Tue, December 18, 12:45 to 2:15pm, Seaport Hotel & World Trade Center, Federal 2 Complex

Session Submission Type: Roundtable


At the AJS and in many academic institutions, the study of Jewish literatures is spread across a variety of divisions, departments and disciplines, often hewing to national boundaries. This roundtable will interrogate the boundaries of Jewish literatures and consider the impact of changing comparative, theoretical and analytical paradigms.

Questions that the roundtable will consider: How do existing boundaries impact the writing, production and study of Jewish literatures? What is at stake when we challenge the boundaries of Jewish literatures? What is gained? Does new literary scholarship differ from past scholarship in substantive ways? How do you envision the future of Jewish literatures? How might an changing sense of Jewish literatures impact Jewish Studies? While these are broad questions, discussants will ground their remarks in specific case studies drawn from their own research. Our goal is to bring Jewish literatures into broader global conversations and expose intersections that invigorate and enhance our understanding of these works.

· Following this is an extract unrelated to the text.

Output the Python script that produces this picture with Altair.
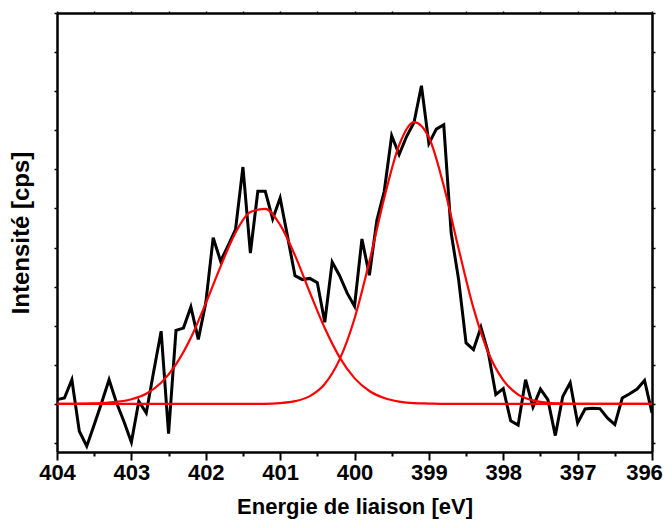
import altair as alt
import pandas as pd

# Measured spectrum (binding energy in eV, intensity in arbitrary cps units)
energy = [round(404 - 0.1 * i, 1) for i in range(81)]
intensity = [11, 15, 62, -70, -108, -53, 3, 62, 3, -45,
             -98, 7, -23, 83, 186, -76, 188, 194, 248, 165,
             258, 425, 365, 405, 446, 606, 386, 544, 544, 473,
             527, 428, 328, 318, 321, 310, 209, 363, 328, 284,
             250, 422, 329, 469, 544, 686, 638, 684, 720, 814,
             666, 703, 714, 437, 318, 156, 139, 196, 130, 24,
             39, -43, -54, 62, -8, 38, 11, -81, 19, 54,
             -49, -13, -11, -12, -36, -53, 15, 26, 38, 60, -23]

# Fitted components
fit_energy = [round(404 - 0.2 * i, 1) for i in range(41)]
fit1 = [0, 0, 1, 2, 5, 12, 26, 54, 101, 169,
        257, 352, 438, 491, 499, 458, 380, 285, 194, 119,
        66, 33, 15, 6, 2, 1, 0, 0, 0, 0,
        0, 0, 0, 0, 0, 0, 0, 0, 0, 0, 0]
fit2 = [0, 0, 0, 0, 0, 0, 0, 0, 0, 0,
        0, 0, 0, 0, 0, 2, 7, 20, 51, 114,
        218, 364, 527, 662, 721, 682, 558, 397, 245, 131,
        61, 24, 9, 3, 1, 0, 0, 0, 0, 0, 0]

x_ticks = [396 + 0.5 * k for k in range(17)]
y_ticks = list(range(-100, 1001, 100))

df = pd.DataFrame({"E": energy, "I": intensity})
dfit = pd.DataFrame({"E": fit_energy, "f1": fit1, "f2": fit2})

FONT = "Liberation Sans"
xscale = alt.Scale(domain=[396, 404], reverse=True, nice=False, zero=False)
yscale = alt.Scale(domain=[-123, 1000], nice=False, zero=False)

x_bottom = alt.Axis(
    orient="bottom", values=x_ticks,
    labelExpr="datum.value % 1 === 0 ? format(datum.value, 'd') : ''",
    tickSize={"condition": {"test": "datum.value % 1 === 0", "value": 8}, "value": 4},
    labelOffset={"condition": {"test": "datum.value === 396", "value": -8}, "value": 0},
    tickWidth=2, domainWidth=2.5, domainColor="black", tickColor="black",
    labelFont=FONT, labelFontWeight="bold", labelFontSize=22, labelColor="black",
    labelPadding=2, labelOverlap=False, labelFlush=False, labelBound=False,
    title="Energie de liaison [eV]", titleFont=FONT, titleFontWeight="bold",
    titleFontSize=22, titleColor="black", titlePadding=13, grid=False,
)
y_left = alt.Axis(
    orient="left", values=y_ticks, labels=False, tickSize=3, tickWidth=1.5,
    domainWidth=2.5, domainColor="black", tickColor="black",
    title="Intensité [cps]", titleFont=FONT, titleFontWeight="bold",
    titleFontSize=24, titleColor="black", titlePadding=20, grid=False,
)
x_top = alt.Axis(
    orient="top", values=x_ticks, labels=False, tickSize=2, tickWidth=1.5,
    domainWidth=2.5, domainColor="black", tickColor="black", title=None, grid=False,
)
y_right = alt.Axis(
    orient="right", values=y_ticks, labels=False, tickSize=3, tickWidth=1.5,
    domainWidth=2.5, domainColor="black", tickColor="black", title=None, grid=False,
)

spectrum = alt.Chart(df).mark_line(color="black", strokeWidth=3).encode(
    x=alt.X("E:Q", scale=xscale, axis=x_bottom),
    y=alt.Y("I:Q", scale=yscale, axis=y_left),
)
comp1 = alt.Chart(dfit).mark_line(color="#ff0000", strokeWidth=2.2, interpolate="monotone").encode(
    x=alt.X("E:Q", scale=xscale, axis=x_top),
    y=alt.Y("f1:Q", scale=yscale, axis=y_right),
)
comp2 = alt.Chart(dfit).mark_line(color="#ff0000", strokeWidth=2.2, interpolate="monotone").encode(
    x=alt.X("E:Q", scale=xscale, axis=None),
    y=alt.Y("f2:Q", scale=yscale, axis=None),
)

chart = alt.layer(spectrum, comp1, comp2).resolve_axis(
    x="independent", y="independent"
).properties(
    width=595, height=439,
    padding={"left": 49, "top": 5, "right": 12, "bottom": 68},
    autosize=alt.AutoSizeParams(type="none"),
    background="white",
).configure_view(stroke=None)

chart.save("out.html", embed_options={"renderer": "svg", "actions": False})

Each of the discussants will engage with Jewish literature from different linguistic, geographic or theoretical vantage points. Karen Grumberg will consider Hebrew literary comparison beyond contiguity: that is, from textual traditions and languages like Anglophone gothic and Norwegian modernism that are not typically associated with Hebrew literature to probe the boundary of “legitimate comparison.” Lia Brozgal will focus on French Judeo-Maghrebi literature to rethink questions of modernity, canon formation, translation, and the category of “world literature.” Ranen Omer-Sherman will discuss teaching utopia in an era of increasing anxiety about “dystopias,” focusing on the vital role of the redemption of time and space in the prophetic imagination and modern Jewish writing. Naomi Brenner will examine how institutional power wielded by publishing houses, newspapers and universities impacts the production and reception of multilingual Jewish texts. Zohar Weiman-Kelman will turn to queer theory's visions of corporality and temporality to expose the concrete stakes of rethinking the power dynamics of Jewish literary history through the work of two Yiddish poets, Anna Margolin and Irena Klepfisz. Meri-Jane Rochelson, who specializes in Anglo-Jewish literature, will moderate the roundtable and contribute her perspectives on immigration, gender and global Jewish Studies.